- Born: June 8, 1877 Wada Village, Higashichikuma District, Nagano Prefecture, Japan
- Died: April 12, 1967 (aged 89)
- Occupation: poet
- Writing career
- Genre: tanka poetry
- Literary movement: Naturalism

= Utsubo Kubota =

Utsubo Kubota (窪田 空穂 Kubota Utsubo; 1877–1967) was a Japanese tanka poet. He also wrote poetry in other forms, as well as prose fiction and non-fiction critical and scholarly works on Japanese classical literature. He was a lecturer at Waseda University.

== Biography ==
Utsubo Kubota was born on 8 June 1877. He was born in Wada Village, Higashichikuma District (modern-day Matsumoto City), Nagano Prefecture. His real name was Tsūji Kubota (窪田 通治 Kubota Tsūji).

He graduated the School of Letters at the Tōkyō Senmon Gakkō (present-day Waseda University). After working as a reporter for various newspapers and magazines, he returned to Waseda to become a lecturer on literature.

He died on 12 April 1967.

== Writings ==
Kubota was a leading poet of the Japanese Naturalist school. He wrote many tanka, as well as poems of other forms such as the chōka.

He first came to the attention of the poet Tekkan Yosano for a tanka he published in the magazine Bunko in 1900. Early in his literary career he published shintaishi (poetry in modern forms) and tanka in Tekkan's important magazine Myōjō, but left after less than a year.

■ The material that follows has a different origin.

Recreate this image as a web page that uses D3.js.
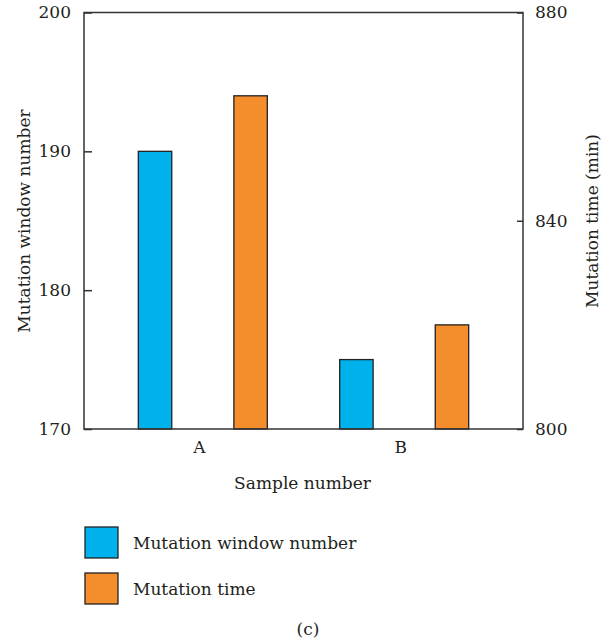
<!DOCTYPE html>
<html>
<head>
<meta charset="utf-8">
<script src="https://cdn.jsdelivr.net/npm/d3@7"></script>
<style>
  body { margin: 0; background: #fff; }
  svg { display: block; }
  text { font-family: "DejaVu Serif", serif; fill: #231f20; }
</style>
</head>
<body>
<div id="chart"></div>
<script>
// dati
var samples = ["A", "B"];
var windowNumber = [190, 175];   // asse sinistro
var mutationTime = [864, 820];   // asse destro (min)
var leftTicks = [170, 180, 190, 200];
var rightTicks = [800, 840, 880];
var seriesNames = ["Mutation window number", "Mutation time"];
var colors = ["#00b2ec", "#f48d2c"];

var W = 602, H = 644;
var x0 = 84, x1 = 523, y0 = 12.5, y1 = 429;

var svg = d3.select("#chart").append("svg").attr("width", W).attr("height", H);

var x = d3.scalePoint().domain(samples).range([x0, x1]).padding(0.59);
var sub = d3.scaleBand().domain([0, 1]).range([-64.5, 64.5]).paddingInner(0.65);
var yL = d3.scaleLinear().domain([170, 200]).range([y1, y0]);
var yR = d3.scaleLinear().domain([800, 880]).range([y1, y0]);

// barre
var bars = [];
samples.forEach(function (s, i) {
  bars.push({ s: s, k: 0, y: yL(windowNumber[i]) });
  bars.push({ s: s, k: 1, y: yR(mutationTime[i]) });
});

svg.selectAll("rect.bar")
  .data(bars)
  .enter()
  .append("rect")
  .attr("class", "bar")
  .attr("x", function (d) { return x(d.s) + sub(d.k); })
  .attr("y", function (d) { return d.y; })
  .attr("width", sub.bandwidth())
  .attr("height", function (d) { return y1 - d.y; })
  .attr("fill", function (d) { return colors[d.k]; })
  .attr("stroke", "#222")
  .attr("stroke-width", 1.3);

// cornice
svg.append("rect")
  .attr("x", x0).attr("y", y0)
  .attr("width", x1 - x0).attr("height", y1 - y0)
  .attr("fill", "none")
  .attr("stroke", "#333")
  .attr("stroke-width", 1.5);

// assi
var left = svg.append("g")
  .attr("transform", "translate(" + x0 + ",0)")
  .call(d3.axisLeft(yL).tickValues(leftTicks).tickSizeInner(-8).tickSizeOuter(0).tickPadding(13));
var right = svg.append("g")
  .attr("transform", "translate(" + x1 + ",0)")
  .call(d3.axisRight(yR).tickValues(rightTicks).tickSizeInner(-6).tickSizeOuter(0).tickPadding(12));
var bottom = svg.append("g")
  .attr("transform", "translate(0," + y1 + ")")
  .call(d3.axisBottom(x).tickSize(0).tickPadding(12));

[left, right, bottom].forEach(function (g) {
  g.attr("font-family", null).attr("font-size", null);
  g.select(".domain").remove();
  g.selectAll(".tick line").attr("stroke", "#333").attr("stroke-width", 1.5);
  g.selectAll(".tick text")
    .attr("font-size", "17px")
    .attr("fill", "#231f20");
});
bottom.selectAll(".tick text").attr("dx", -4);

// titoli assi
svg.append("text")
  .attr("transform", "translate(30,221) rotate(-90)")
  .attr("text-anchor", "middle")
  .attr("font-size", "17px")
  .text("Mutation window number");

svg.append("text")
  .attr("transform", "translate(598,221) rotate(-90)")
  .attr("text-anchor", "middle")
  .attr("font-size", "17px")
  .text("Mutation time (min)");

svg.append("text")
  .attr("x", (x0 + x1) / 2 - 1)
  .attr("y", 489)
  .attr("text-anchor", "middle")
  .attr("font-size", "17px")
  .text("Sample number");

// legenda
var legend = svg.selectAll("g.leg")
  .data(seriesNames)
  .enter()
  .append("g")
  .attr("class", "leg")
  .attr("transform", function (d, i) { return "translate(85," + (527 + i * 46) + ")"; });

legend.append("rect")
  .attr("width", 33).attr("height", 31)
  .attr("fill", function (d, i) { return colors[i]; })
  .attr("stroke", "#222")
  .attr("stroke-width", 1.3);

legend.append("text")
  .attr("x", 48)
  .attr("y", 22)
  .attr("font-size", "17px")
  .text(function (d) { return d; });

svg.append("text")
  .attr("x", 308)
  .attr("y", 635)
  .attr("text-anchor", "middle")
  .attr("font-size", "17px")
  .text("(c)");
</script>
</body>
</html>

In 1905 he published the anthology Mahiruno (まひる野). It was also around this time that he took an interest in the philosophy of Naturalism and began writing prose fiction, researching classical Japanese literature, and engaging in literary criticism.

1911 saw the publication of his short story collection Rohen (炉辺).

In 1912 he published Utsubo Kashū (空穂歌集), with the intention of distancing himself from tanka, but he continued to write them throughout his career.

== Reception ==
Literary historian and critic Donald Keene wrote of Kubota that he "attained his greatest distinction as a poet relatively late in life", contrasting him in this sense to the poets associated with the magazine Myōjō. He went on to note that "[Kubota's] poetry often has a perfection of diction that defies translation, though his themes and imagery are less compelling" than other Naturalist poets.